Lange heißt auch lange genug!

Bei den Ermittlerinnen hätte der damalige Südwestfunk Kommissarin Hanne Wiegand (Karin Anselm) gerne länger im Dienst lassen können - als einfühlsame Frau mit Köpfchen. Doch es sollte „Action“ her! 1989 rückte Lena Odenthal nach. Nichts gegen Schauspielerin Ulrike Folkerts , aber nach inzwischen über 70 SWR-Tatorten scheint die Rolle der Power-Frau-Ermittlerin ausgereizt. Was, die letzten Folgen waren spannend? Echt? Ich hab nicht mehr eingeschaltet...

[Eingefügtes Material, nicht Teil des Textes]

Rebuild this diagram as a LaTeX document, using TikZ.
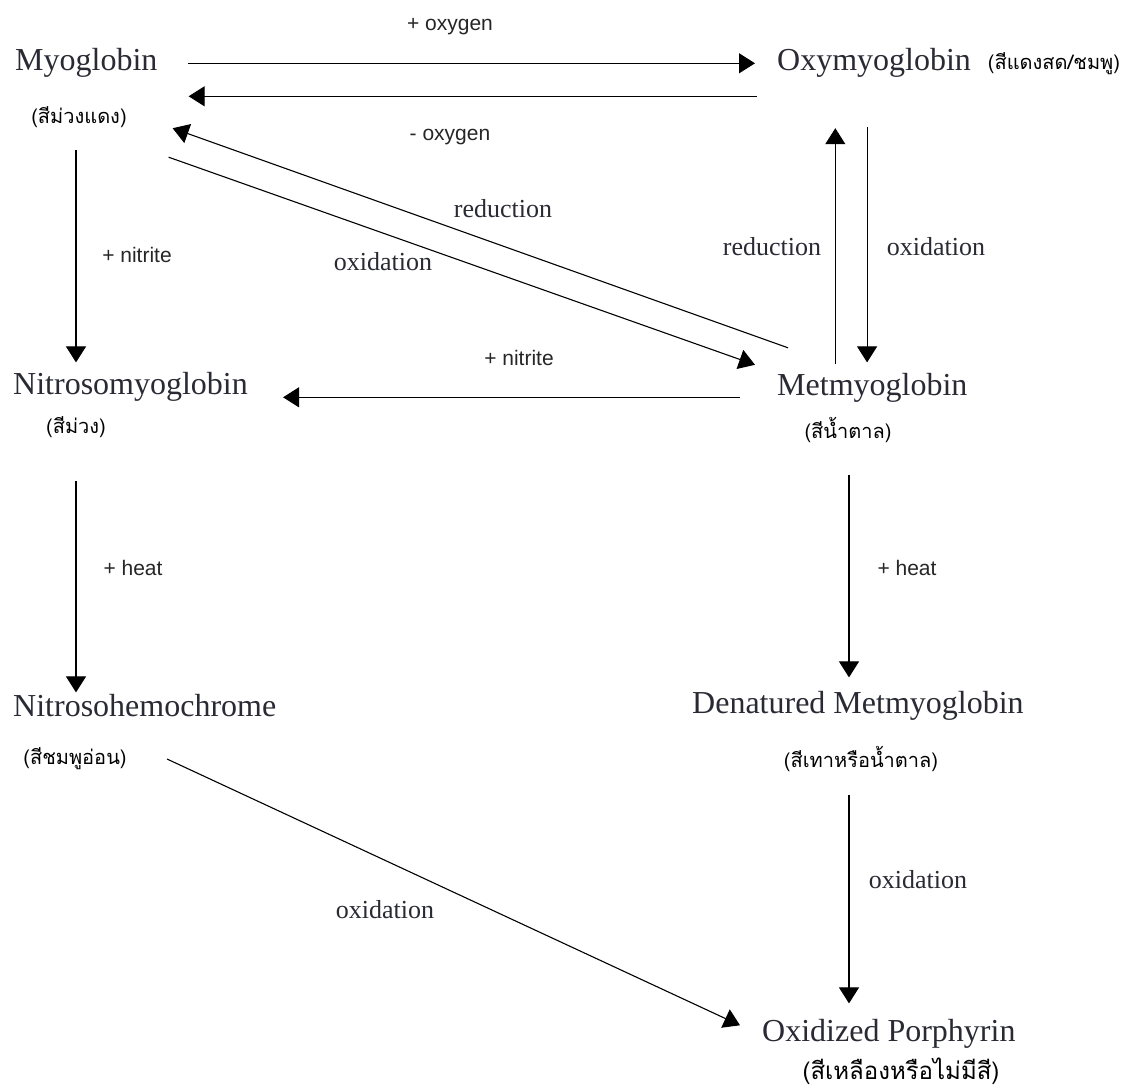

Immer diese Würstchenbude...

Apropos: Köln ist da leider auch so ein Fall. Gibts die Würstchenbude mit Dom-Blick noch? Muss es sie noch geben? Ich lag vor Jahren mal als Statist in einer Folge auf dem Seziertisch des Pathologen. Die Ermittler Schenk und Ballauf wirkten damals schon der Routine ergeben. Ihr Start war ambitioniert, plötzlich wurde der Tatort politisch und engagiert („Manila“ oder „Bildersturm“, beide 1998). Doch den Kölner Tatort hält der verantwortliche WDR vermutlich nur deshalb aufrecht, weil kostengünstig vor Ort gedreht wird (sogar der Münster-Tatort spielt bei vielen Außenaufnahmen in Köln) - und weil Düsseldorf als „Tatort“-Stadt für immer versch… hat. Aber halt: 2019 war zu lesen, dass sich Wuppertal als „Tatort“-Stadt beworben hat . Ermittler fahren mit der Schwebebahn (vorausgesetzt, sie ermitteln am Wochenende…). Na, wenn das nichts ist!

Murot? Bitte mehr!

Die Liste misslungener Tatorte könnte sicher länger sein. Weil mancher „Tatort“ als Krimi zu vorhersehbar, zu wirr oder zu klischeehaft war oder ist. Seit das „Tatort-Twittern“ Mode geworden ist, erfolgen Verrisse üblicherweise noch während des Films, oft nur Minuten nach Ende des Vorspanns. Doch nicht alles, was dabei mit Häme übergossen wird, hat das verdient. Der Abstand zeigt genauer, was Bestand hat und was nicht. Schön ist da, wenn der „Tatort“ auch mal Experiment ist und das Schräge nicht Marotte wird ( Münster -Tatort!). Deswegen sei der Hessische Rundfunk mit seinem LKA-Ermittler Felix Murot (Ulrich Tukur) hier auch erwähnt: Macht bitte weiter so!